TASK OBJECTIVE
Strip the pictures and reproduce the rest of the listing exactly.

## Begin

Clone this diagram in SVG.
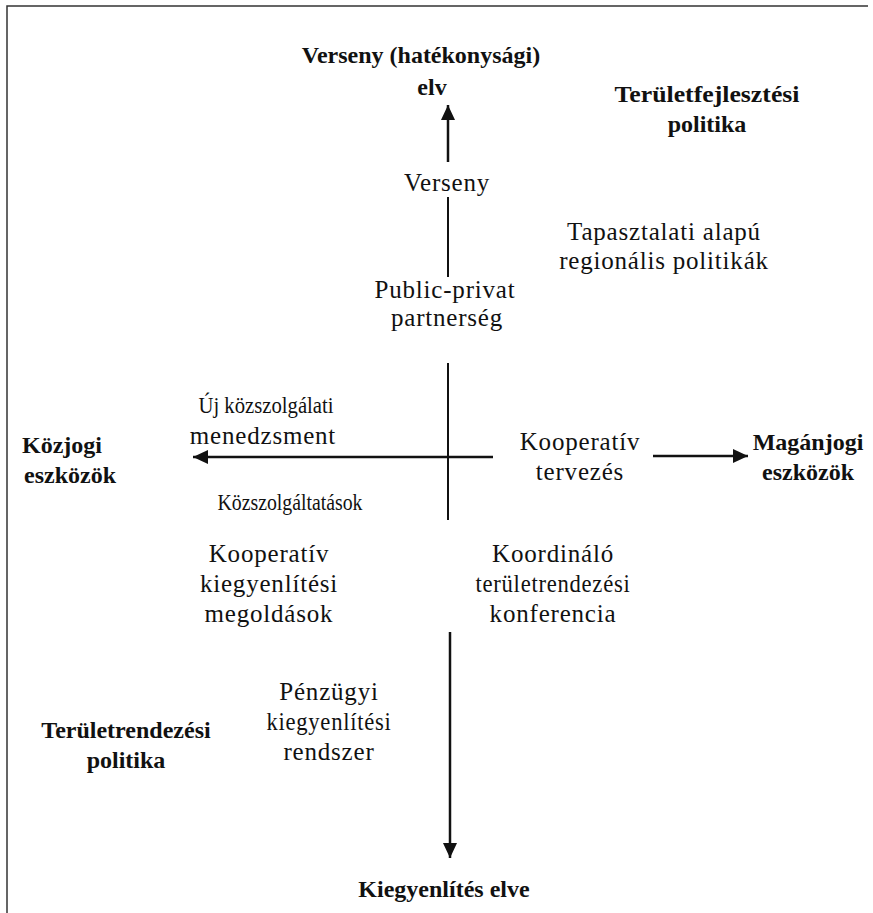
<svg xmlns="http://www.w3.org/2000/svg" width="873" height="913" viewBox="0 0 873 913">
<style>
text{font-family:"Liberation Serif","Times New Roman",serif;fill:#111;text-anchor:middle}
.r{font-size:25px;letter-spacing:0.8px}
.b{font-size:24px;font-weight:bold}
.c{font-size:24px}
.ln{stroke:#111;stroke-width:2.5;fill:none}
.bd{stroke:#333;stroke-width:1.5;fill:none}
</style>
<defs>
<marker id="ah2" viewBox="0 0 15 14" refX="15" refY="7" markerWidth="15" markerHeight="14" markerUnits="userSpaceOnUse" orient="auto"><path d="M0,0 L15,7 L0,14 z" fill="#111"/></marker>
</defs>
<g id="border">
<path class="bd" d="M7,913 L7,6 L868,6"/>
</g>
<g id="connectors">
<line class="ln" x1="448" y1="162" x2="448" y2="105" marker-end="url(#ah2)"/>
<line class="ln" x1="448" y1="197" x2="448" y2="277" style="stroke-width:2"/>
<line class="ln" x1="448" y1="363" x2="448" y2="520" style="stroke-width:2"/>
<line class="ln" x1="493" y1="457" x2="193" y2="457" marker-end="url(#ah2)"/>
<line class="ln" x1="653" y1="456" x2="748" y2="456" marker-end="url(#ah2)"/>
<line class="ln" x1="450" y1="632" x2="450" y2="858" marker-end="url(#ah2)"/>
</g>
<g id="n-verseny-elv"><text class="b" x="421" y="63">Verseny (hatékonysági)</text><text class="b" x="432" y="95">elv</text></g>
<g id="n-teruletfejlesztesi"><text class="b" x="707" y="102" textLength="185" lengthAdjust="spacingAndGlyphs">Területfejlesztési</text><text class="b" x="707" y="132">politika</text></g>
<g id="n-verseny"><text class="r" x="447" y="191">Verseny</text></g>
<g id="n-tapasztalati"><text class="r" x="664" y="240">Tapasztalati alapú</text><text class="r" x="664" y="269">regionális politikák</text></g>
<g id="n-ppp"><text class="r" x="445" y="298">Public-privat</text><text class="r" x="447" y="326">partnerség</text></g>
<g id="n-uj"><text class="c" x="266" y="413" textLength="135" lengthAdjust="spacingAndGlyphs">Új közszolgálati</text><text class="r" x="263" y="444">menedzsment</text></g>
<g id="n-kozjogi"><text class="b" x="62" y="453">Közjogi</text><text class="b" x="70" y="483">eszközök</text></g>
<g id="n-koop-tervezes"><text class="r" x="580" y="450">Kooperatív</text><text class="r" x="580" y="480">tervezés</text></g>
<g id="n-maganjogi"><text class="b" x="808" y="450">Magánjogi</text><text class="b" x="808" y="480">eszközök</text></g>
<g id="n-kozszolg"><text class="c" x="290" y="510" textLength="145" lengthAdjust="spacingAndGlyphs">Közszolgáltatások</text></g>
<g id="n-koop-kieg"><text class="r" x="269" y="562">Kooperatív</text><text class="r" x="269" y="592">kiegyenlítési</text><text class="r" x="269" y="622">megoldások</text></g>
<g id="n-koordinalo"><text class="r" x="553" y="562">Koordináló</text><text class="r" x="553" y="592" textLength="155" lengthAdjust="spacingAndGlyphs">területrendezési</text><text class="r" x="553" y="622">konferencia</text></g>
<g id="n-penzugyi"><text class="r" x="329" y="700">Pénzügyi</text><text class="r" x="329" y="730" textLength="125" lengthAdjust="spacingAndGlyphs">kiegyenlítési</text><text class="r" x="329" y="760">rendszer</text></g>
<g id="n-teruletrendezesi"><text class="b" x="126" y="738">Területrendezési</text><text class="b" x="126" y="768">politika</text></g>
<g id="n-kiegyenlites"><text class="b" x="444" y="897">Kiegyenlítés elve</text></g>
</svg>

## End

RESULT BELOW
Clone this diagram in SVG.
<svg xmlns="http://www.w3.org/2000/svg" width="873" height="913" viewBox="0 0 873 913">
<style>
text{font-family:"Liberation Serif","Times New Roman",serif;fill:#111;text-anchor:middle}
.r{font-size:25px;letter-spacing:0.8px}
.b{font-size:24px;font-weight:bold}
.c{font-size:24px}
.ln{stroke:#111;stroke-width:2.5;fill:none}
.bd{stroke:#333;stroke-width:1.5;fill:none}
</style>
<defs>
<marker id="ah2" viewBox="0 0 15 14" refX="15" refY="7" markerWidth="15" markerHeight="14" markerUnits="userSpaceOnUse" orient="auto"><path d="M0,0 L15,7 L0,14 z" fill="#111"/></marker>
</defs>
<g id="border">
<path class="bd" d="M7,913 L7,6 L868,6"/>
</g>
<g id="connectors">
<line class="ln" x1="448" y1="162" x2="448" y2="105" marker-end="url(#ah2)"/>
<line class="ln" x1="448" y1="197" x2="448" y2="277" style="stroke-width:2"/>
<line class="ln" x1="448" y1="363" x2="448" y2="520" style="stroke-width:2"/>
<line class="ln" x1="493" y1="457" x2="193" y2="457" marker-end="url(#ah2)"/>
<line class="ln" x1="653" y1="456" x2="748" y2="456" marker-end="url(#ah2)"/>
<line class="ln" x1="450" y1="632" x2="450" y2="858" marker-end="url(#ah2)"/>
</g>
<g id="n-verseny-elv"><text class="b" x="421" y="63">Verseny (hatékonysági)</text><text class="b" x="432" y="95">elv</text></g>
<g id="n-teruletfejlesztesi"><text class="b" x="707" y="102" textLength="185" lengthAdjust="spacingAndGlyphs">Területfejlesztési</text><text class="b" x="707" y="132">politika</text></g>
<g id="n-verseny"><text class="r" x="447" y="191">Verseny</text></g>
<g id="n-tapasztalati"><text class="r" x="664" y="240">Tapasztalati alapú</text><text class="r" x="664" y="269">regionális politikák</text></g>
<g id="n-ppp"><text class="r" x="445" y="298">Public-privat</text><text class="r" x="447" y="326">partnerség</text></g>
<g id="n-uj"><text class="c" x="266" y="413" textLength="135" lengthAdjust="spacingAndGlyphs">Új közszolgálati</text><text class="r" x="263" y="444">menedzsment</text></g>
<g id="n-kozjogi"><text class="b" x="62" y="453">Közjogi</text><text class="b" x="70" y="483">eszközök</text></g>
<g id="n-koop-tervezes"><text class="r" x="580" y="450">Kooperatív</text><text class="r" x="580" y="480">tervezés</text></g>
<g id="n-maganjogi"><text class="b" x="808" y="450">Magánjogi</text><text class="b" x="808" y="480">eszközök</text></g>
<g id="n-kozszolg"><text class="c" x="290" y="510" textLength="145" lengthAdjust="spacingAndGlyphs">Közszolgáltatások</text></g>
<g id="n-koop-kieg"><text class="r" x="269" y="562">Kooperatív</text><text class="r" x="269" y="592">kiegyenlítési</text><text class="r" x="269" y="622">megoldások</text></g>
<g id="n-koordinalo"><text class="r" x="553" y="562">Koordináló</text><text class="r" x="553" y="592" textLength="155" lengthAdjust="spacingAndGlyphs">területrendezési</text><text class="r" x="553" y="622">konferencia</text></g>
<g id="n-penzugyi"><text class="r" x="329" y="700">Pénzügyi</text><text class="r" x="329" y="730" textLength="125" lengthAdjust="spacingAndGlyphs">kiegyenlítési</text><text class="r" x="329" y="760">rendszer</text></g>
<g id="n-teruletrendezesi"><text class="b" x="126" y="738">Területrendezési</text><text class="b" x="126" y="768">politika</text></g>
<g id="n-kiegyenlites"><text class="b" x="444" y="897">Kiegyenlítés elve</text></g>
</svg>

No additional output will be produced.